The morning after Jennings' death, the chairman of internal medicine at St. Louis University, Dr. D. Douglas Miller, contacted the public relations staff, urging them to get out the word on lung CT scans' benefits.

Dr. Len Horovitz, a lung specialist at Lenox Hill Hospital in New York City, also has been urging the test. Though there's no proof yet that it improves survival, "I can't believe it wouldn't," he said. "There are half a dozen people I could bring into my office today who are alive for that reason."

As for the risk of unnecessary followup procedures, "You don't have to biopsy everything you see," Horovitz notes. "You could also elect to watch it," and do a biopsy only if the lump appears to be growing.

The scans' biggest proponent is Dr. Claudia Henschke, director of the Lung Cancer Screening Program at New York-Presbyterian Hospital/Weill Cornell Medical Center, who published a landmark paper in 1999, reporting that the scans found far more lung tumors than conventional chest X-rays.

"We feel we have evidence that CT screening saves lives," not just from that 1,000-person study but followup work on 30,000 patients around the world, she said.

But her study isn't considered the gold-standard kind of evidence that insurers, policy-makers and scientists require. That will come from the huge randomized screening study the National Cancer Institute commissioned after Henschke's paper appeared. The cancer society, the American College of Radiology and other professional groups are participating in the enormous effort.

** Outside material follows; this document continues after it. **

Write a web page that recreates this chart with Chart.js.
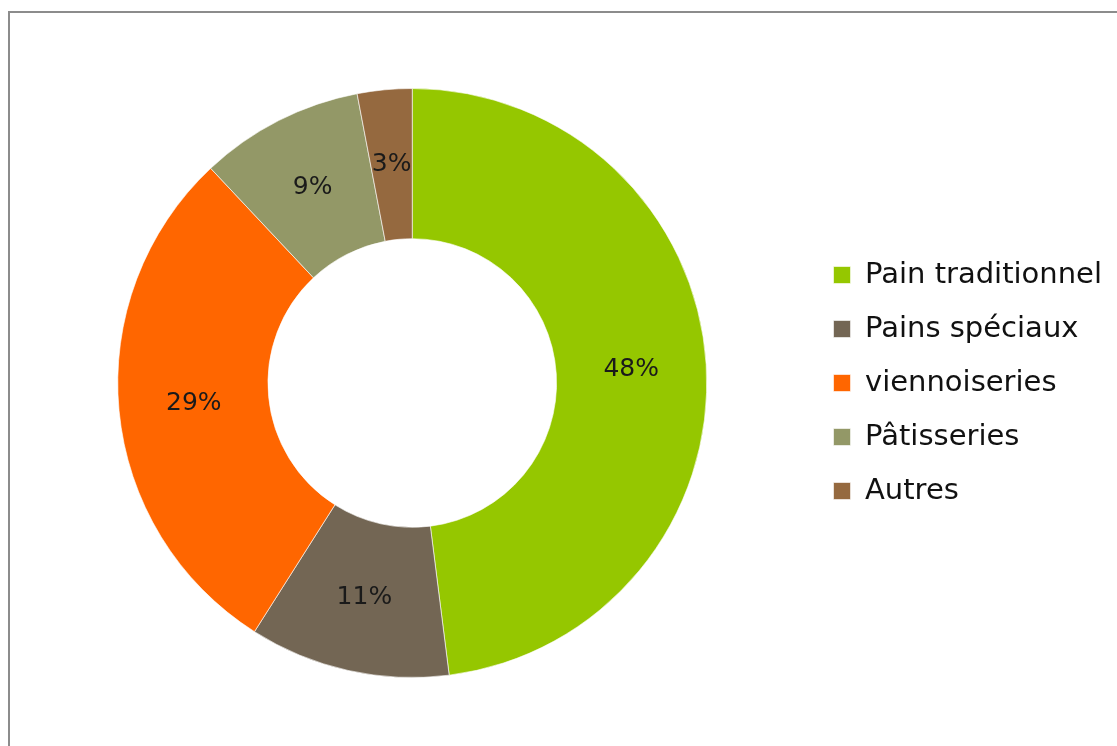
<!DOCTYPE html>
<html>
<head>
<meta charset="utf-8">
<script src="https://cdn.jsdelivr.net/npm/chart.js@4.4.1/dist/chart.umd.min.js"></script>
<style>
    body { margin: 0; background: #fff; }
    #frame {
        position: absolute; left: 8px; top: 11px;
        width: 1200px; height: 800px;
        border: 2px solid #8c8c8c;
    }
    #wrap { position: absolute; left: 0; top: 0; width: 1117px; height: 746px; }
</style>
</head>
<body>
<div id="frame"></div>
<div id="wrap"><canvas id="chart"></canvas></div>
<script>
// Chart data
const categories = ['Pain traditionnel', 'Pains spéciaux', 'viennoiseries', 'Pâtisseries', 'Autres'];
const shares = [48, 11, 29, 9, 3];
const sliceColors = ['#95c700', '#736654', '#ff6600', '#939867', '#95693f'];

const FONT = "'DejaVu Sans', sans-serif";

// Draw percentage labels in the middle of each slice
const sliceLabels = {
    id: 'sliceLabels',
    afterDatasetsDraw(chart) {
        const ctx = chart.ctx;
        const meta = chart.getDatasetMeta(0);
        ctx.save();
        ctx.font = '25px ' + FONT;
        ctx.fillStyle = '#1a1a1a';
        ctx.textAlign = 'center';
        ctx.textBaseline = 'middle';
        meta.data.forEach((arc, i) => {
            const pos = arc.tooltipPosition();
            ctx.fillText(shares[i] + '%', pos.x, pos.y);
        });
        ctx.restore();
    }
};

new Chart(document.getElementById('chart'), {
    type: 'doughnut',
    data: {
        labels: categories,
        datasets: [{
            data: shares,
            backgroundColor: sliceColors,
            borderColor: 'rgba(255,255,255,0.6)',
            borderWidth: 1
        }]
    },
    options: {
        responsive: true,
        maintainAspectRatio: false,
        animation: false,
        cutout: '49%',
        layout: { padding: { top: 88, bottom: 68, left: 16, right: 5 } },
        plugins: {
            tooltip: { enabled: false },
            legend: {
                position: 'right',
                labels: {
                    color: '#111',
                    font: { family: FONT, size: 29 },
                    boxWidth: 17,
                    boxHeight: 17,
                    padding: 25
                }
            }
        }
    },
    plugins: [sliceLabels]
});
</script>
</body>
</html>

As an indication of how eagerly anticipated this study is, doctors allowed themselves two years to recruit 50,000 people for it — and got 53,000, four months ahead of schedule, said Dr. Denise Aberle, the University of California at Los Angeles scientist leading the study. It will compare regular chest X-rays to CT scans and see whether either improves survival.

If it shows benefit, "I would feel great," she said, but won't recommend it until then, "and a lot of my peers and the scientific community are not."

One is Mary Yagjian, coordinator of lung screening at the University of Pittsburgh Cancer Institute, who advised against testing for her own 82-year-old mother, a former smoker at high risk of lung cancer.

"She's scared to death about getting it," and has a brother just diagnosed with cancer and a friend going through a recurrence now, according to Yagjian.

"It's important that we complete the definitive studies and get scientific information," said Dr. Christine Berg, chief of the early detection research group at the cancer institute. In the meantime, doctors have to do the best they can to advise each patient, considering that person's smoking history and other risk factors.

"It's the physician-patient relationship that's paramount," she said.

As contentious as CT scans are, some people are seeking even more controversial tests — whole body scans. Two years ago, at the insistence of his wife who did not trust the clean bill of health he'd gotten from a regular chest X-ray, Hy Muroff of Windsor, Ontario, went to see Dr. Marc Kahn at EBT-Heart & Body Imaging in the Detroit suburb of Southfield, Mich.

Muroff, 78 at the time, had smoked but not for 20 years. The scan showed a tumor behind his heart; the growth was removed in surgery. He called to schedule another full-body scan a few weeks ago, after hearing that Jennings was diagnosed with lung cancer, to make sure his disease hadn't recurred.

People should get such scans, Muroff said, "only if you want to stay alive."